Publication Date

March 2, 2026

Perspectives Section

In Memoriam

Members of the University of Arkansas history department, along with a broad transatlantic community of scholars, look back with gratitude and wistfulness on the life and legacy of Evan Burr Bukey, professor emeritus, eminent historian of modern Central Europe, lifelong AHA member, and one of the university’s most cherished academic personalities. The memory of Evan—his intellect, quirks, kindness, and incomparable wit—remains alive in the halls he animated for nearly four decades.

Evan Burr Bukey

Photo courtesy Bukey family

Evan seemed fashioned from an earlier academic age. Students and colleagues recall him gliding into class dressed like a Brooks Brothers window display, his tie of the day drawn from what he sheepishly admitted was a “shameful number” of neckties. He delighted in appearing every bit the professor one expects from Hollywood’s golden age films: erudite, dryly funny, and brimming with enthusiasm for whatever archival gem he had recently unearthed.

Born in Cincinnati, Ohio, Evan grew up in a household shaped by education and service. His mother Dorothy was a teacher. His father Norman, an engineer in peacetime and a US Army lieutenant colonel during World War II, stationed the family near the Carolina coast, where antiaircraft blimps and warships filled Evan’s imagination. Some of his earliest memories, he later wrote, fused the spectacle of global conflict and sparked a lifelong interest in the history of Nazi Germany.

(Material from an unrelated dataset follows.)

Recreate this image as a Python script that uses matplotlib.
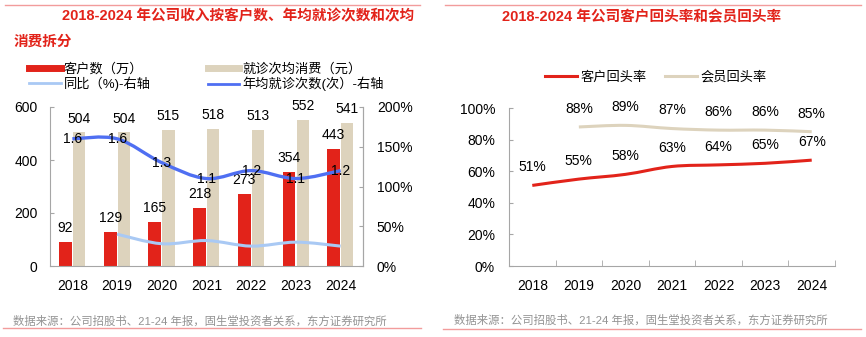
import numpy as np
import matplotlib
matplotlib.use('Agg')
import matplotlib.pyplot as plt
from matplotlib.path import Path
from matplotlib.patches import PathPatch
from matplotlib.lines import Line2D
from matplotlib.ticker import FuncFormatter

plt.rcParams['font.family'] = ['Liberation Sans', 'Noto Sans CJK SC', 'DejaVu Sans']
plt.rcParams['axes.unicode_minus'] = False

# 数据
years = ['2018', '2019', '2020', '2021', '2022', '2023', '2024']
customers = [92, 129, 165, 218, 273, 354, 443]          # 客户数（万）
spend = [504, 504, 515, 518, 513, 552, 541]             # 就诊次均消费（元）
yoy = [None, 0.40, 0.28, 0.32, 0.25, 0.30, 0.25]        # 同比
visits = [1.6, 1.6, 1.3, 1.1, 1.2, 1.1, 1.2]            # 年均就诊次数（次）
cust_return = [0.51, 0.55, 0.58, 0.63, 0.64, 0.65, 0.67]  # 客户回头率
member_return = [None, 0.88, 0.89, 0.87, 0.86, 0.86, 0.85]  # 会员回头率

RED = '#e2231a'
TAN = '#ddd3bd'
BLUE = '#4f6ff2'
LBLUE = '#a9c9f4'
GRAY = '#a6a6a6'
W, H = 866, 337


def smooth(ax, xs, ys, color, lw):
    # 平滑曲线（Catmull-Rom 转三次贝塞尔）
    pts = [(x, y) for x, y in zip(xs, ys) if y is not None]
    p = np.array(pts, dtype=float)
    verts = [tuple(p[0])]
    codes = [Path.MOVETO]
    n = len(p)
    for i in range(n - 1):
        p0 = p[i - 1] if i > 0 else p[i]
        p3 = p[i + 2] if i + 2 < n else p[i + 1]
        c1 = p[i] + (p[i + 1] - p0) / 6
        c2 = p[i + 1] - (p3 - p[i]) / 6
        verts += [tuple(c1), tuple(c2), tuple(p[i + 1])]
        codes += [Path.CURVE4] * 3
    patch = PathPatch(Path(verts, codes), facecolor='none', edgecolor=color,
                      lw=lw, capstyle='butt', transform=ax.transData, zorder=3)
    ax.add_patch(patch)


fig = plt.figure(figsize=(W / 100, H / 100), dpi=100)

# ---------------- 左图 ----------------
x = np.arange(len(years))
ax1 = fig.add_axes([50 / W, 71 / H, 313 / W, 159 / H])
b1 = ax1.bar(x - 0.155, customers, width=0.29, color=RED, zorder=2)
b2 = ax1.bar(x + 0.15, spend, width=0.27, color=TAN, zorder=2)
ax1.set_xlim(-0.5, 6.5)
ax1.set_ylim(0, 600)
ax1.set_yticks([0, 200, 400, 600])
ax1.set_xticks(x)
ax1.set_xticklabels(years)
ax1.tick_params(axis='x', length=0, pad=9, labelsize=10)
ax1.tick_params(axis='y', direction='in', length=3, color=GRAY, pad=9, labelsize=10)
for s in ['top']:
    ax1.spines[s].set_visible(False)
for s in ['left', 'bottom', 'right']:
    ax1.spines[s].set_color(GRAY)

for xi, v in zip(x, customers):
    ax1.annotate(str(v), (xi - 0.155, v), xytext=(0, 10), textcoords='offset points',
                 ha='center', va='center', fontsize=10, zorder=5)
for xi, v in zip(x, spend):
    ax1.annotate(str(v), (xi + 0.15, v), xytext=(0, 10), textcoords='offset points',
                 ha='center', va='center', fontsize=10, zorder=5)

ax2 = ax1.twinx()
ax2.set_ylim(0, 2.0)
ax2.set_yticks([0, 0.5, 1.0, 1.5, 2.0])
ax2.yaxis.set_major_formatter(FuncFormatter(lambda v, _: '{:.0f}%'.format(v * 100)))
ax2.tick_params(axis='y', direction='in', length=3, color=GRAY, pad=10, labelsize=10)
for s in ['top', 'left', 'bottom']:
    ax2.spines[s].set_visible(False)
ax2.spines['right'].set_color(GRAY)
smooth(ax2, x, yoy, LBLUE, 2.2)
smooth(ax2, x, visits, BLUE, 2.4)
for xi, v in zip(x, visits):
    ax2.text(xi, v, '{:.1f}'.format(v), ha='center', va='center', fontsize=10, zorder=5)

h_left = [Line2D([], [], color=RED, lw=5), Line2D([], [], color=LBLUE, lw=2),
          Line2D([], [], color=TAN, lw=5), Line2D([], [], color=BLUE, lw=2)]
l_left = ['客户数（万）', '同比（%)-右轴', '就诊次均消费（元）', '年均就诊次数(次）-右轴']
fig.legend(h_left, l_left, ncol=2, loc='center left', bbox_to_anchor=(29 / W, 1 - 77 / H),
           frameon=False, fontsize=9.5, handlelength=2.4, handletextpad=0.25,
           columnspacing=4.3, labelspacing=0.1, borderpad=0, borderaxespad=0)

fig.text(62 / W, 1 - 16 / H, '2018-2024 年公司收入按客户数、年均就诊次数和次均',
         color=RED, fontsize=10.5, fontweight='bold', ha='left', va='center')
fig.text(14 / W, 1 - 42 / H, '消费拆分', color=RED, fontsize=10.5, fontweight='bold',
         ha='left', va='center')

# ---------------- 右图 ----------------
ax3 = fig.add_axes([509 / W, 71 / H, 326 / W, 158 / H])
ax3.set_xlim(-0.5, 6.5)
ax3.set_ylim(0, 1.0)
ax3.set_yticks(np.arange(0, 1.01, 0.2))
ax3.yaxis.set_major_formatter(FuncFormatter(lambda v, _: '{:.0f}%'.format(v * 100)))
ax3.set_xticks(x)
ax3.set_xticklabels(years)
ax3.set_xticks(np.arange(0.5, 7, 1.0), minor=True)
ax3.tick_params(axis='x', which='major', length=0, pad=9, labelsize=10)
ax3.tick_params(axis='x', which='minor', direction='in', length=4, color=GRAY)
ax3.tick_params(axis='y', direction='in', length=3, color=GRAY, pad=10, labelsize=10)
for s in ['top', 'right']:
    ax3.spines[s].set_visible(False)
for s in ['left', 'bottom']:
    ax3.spines[s].set_color(GRAY)

smooth(ax3, x, cust_return, RED, 2.2)
smooth(ax3, x, member_return, TAN, 2.2)
for xi, v in zip(x, cust_return):
    ax3.annotate('{:.0f}%'.format(v * 100), (xi, v), xytext=(0, 13), textcoords='offset points',
                 ha='center', va='center', fontsize=10)
for xi, v in zip(x, member_return):
    if v is None:
        continue
    ax3.annotate('{:.0f}%'.format(v * 100), (xi, v), xytext=(0, 13), textcoords='offset points',
                 ha='center', va='center', fontsize=10)

h_right = [Line2D([], [], color=RED, lw=2.2), Line2D([], [], color=TAN, lw=2.2)]
fig.legend(h_right, ['客户回头率', '会员回头率'], ncol=2, loc='center',
           bbox_to_anchor=(656 / W, 1 - 77 / H), frameon=False, fontsize=9.5,
           handlelength=2.4, handletextpad=0.3, columnspacing=1.4, borderpad=0)

fig.text(642 / W, 1 - 17 / H, '2018-2024 年公司客户回头率和会员回头率',
         color=RED, fontsize=10.5, fontweight='bold', ha='center', va='center')

# ---------------- 框线与来源 ----------------
for x0, x1_, y in [(5, 420, 5), (445, 861, 5), (3, 421, 328), (443, 861, 329)]:
    fig.add_artist(Line2D([x0 / W, x1_ / W], [1 - y / H, 1 - y / H], color='#f29c9c', lw=1))
src = '数据来源：公司招股书、21-24 年报，固生堂投资者关系，东方证券研究所'
fig.text(13 / W, 1 - 321 / H, src, color='#939393', fontsize=8.2, ha='left', va='center')
fig.text(454 / W, 1 - 320 / H, src, color='#939393', fontsize=8.2, ha='left', va='center')

fig.savefig('out.png', dpi=100, facecolor='white')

Evan carried that fascination into his academic life. After earning his undergraduate degree at Ohio Wesleyan University—where he formed lifelong friendships and fraternity ties—he completed his master’s and PhD at Ohio State University. There he also met the love of his life, Anita Fishpaw. They married in 1963 and embarked on their first European adventure together during Evan’s Fulbright fellowship in Göttingen. That was the beginning of a shared, lifelong cartography of international friendships, scholarly exchanges, and return visits.

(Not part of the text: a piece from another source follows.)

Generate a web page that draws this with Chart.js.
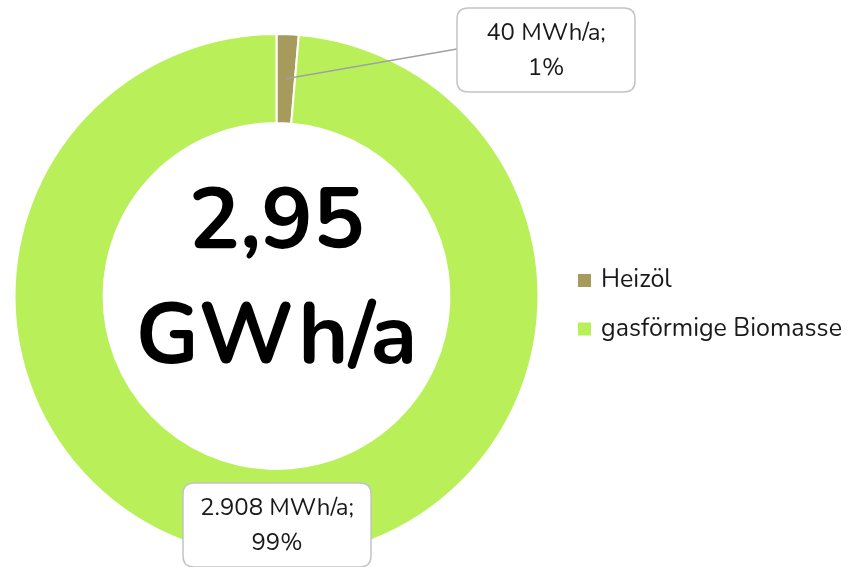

Joining the University of Arkansas history department in 1969, Evan made Fayetteville his home for over half a century. By 1986, he was a full professor; by 2008, professor emeritus; and through it all, he remained a teacher’s teacher. His students admired and feared him in equal measure, as the Fulbright College noted when he was awarded the Master Teacher in 1997: They praised him “even while they groaned a bit about his tough standards.” Evan also taught at the US Military Academy at West Point and served as a visiting fellow at Cambridge University’s Wolfson College, where his dry wit and impeccable suits were, one suspects, equally appreciated.

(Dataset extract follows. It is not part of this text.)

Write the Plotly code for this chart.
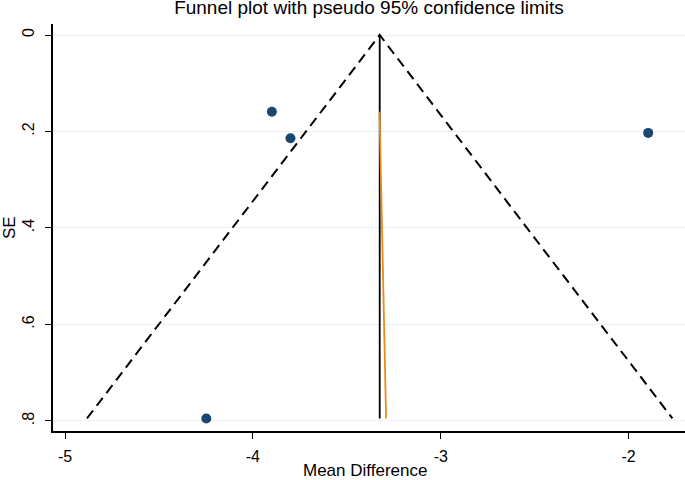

Yet it was Evan’s scholarship that left his deepest imprint, as he was one of the foremost authorities on Austria during the Nazi era. His first two books, Hitler’s Hometown (Indiana Univ. Press, 1986) and Hitler’s Austria (Univ. of North Carolina Press, 2000), won widespread acclaim, including the National Jewish Book Award and the Austrian Cultural Book Prize. In his later works, Jews and Intermarriage in Nazi Austria (Cambridge Univ. Press, 2011) and Juvenile Crime and Dissent in Nazi Vienna, 1938–1945 (Bloomsbury, 2020), he moved seamlessly from political to social history. In 2014, Bukey received Austria’s highest scholarly honor, the Karl von Vogelsang State Prize, sponsored by the Austrian Federal Ministry for Science, Research and Economy—an award his family remembers him accepting with characteristic modesty and a half smile suggesting he found the whole business slightly too grand.

Even after retiring in 2008, Evan remained a constant intellectual presence, continuing to publish, review, mentor younger colleagues, and serve the German Studies Association and the Conference Group for Central European History. He also enjoyed the university swimming pool and sauna, where lively discussions unfolded in his familiar mix of banter and playful solemnity.

Evan is survived by Anita; their children Ellen Bukey Langley (Mark) and David Burr Bukey (Beth); his brother David Bruce Bukey (Rachel); grandchildren Sebastian, Robin, Lauren, Kathryn, and Gretchen; and several nieces and extended family members. All continue to share the stories, quirks, and gentle mischief that made him unmistakably himself. More than a year after his passing, we remember Evan with enduring affection. His scholarship remains foundational, his teaching unforgettable, and his humor, sometimes professorially dry, sometimes unexpectedly playful, still very much alive in the memories of those who were lucky enough to know him.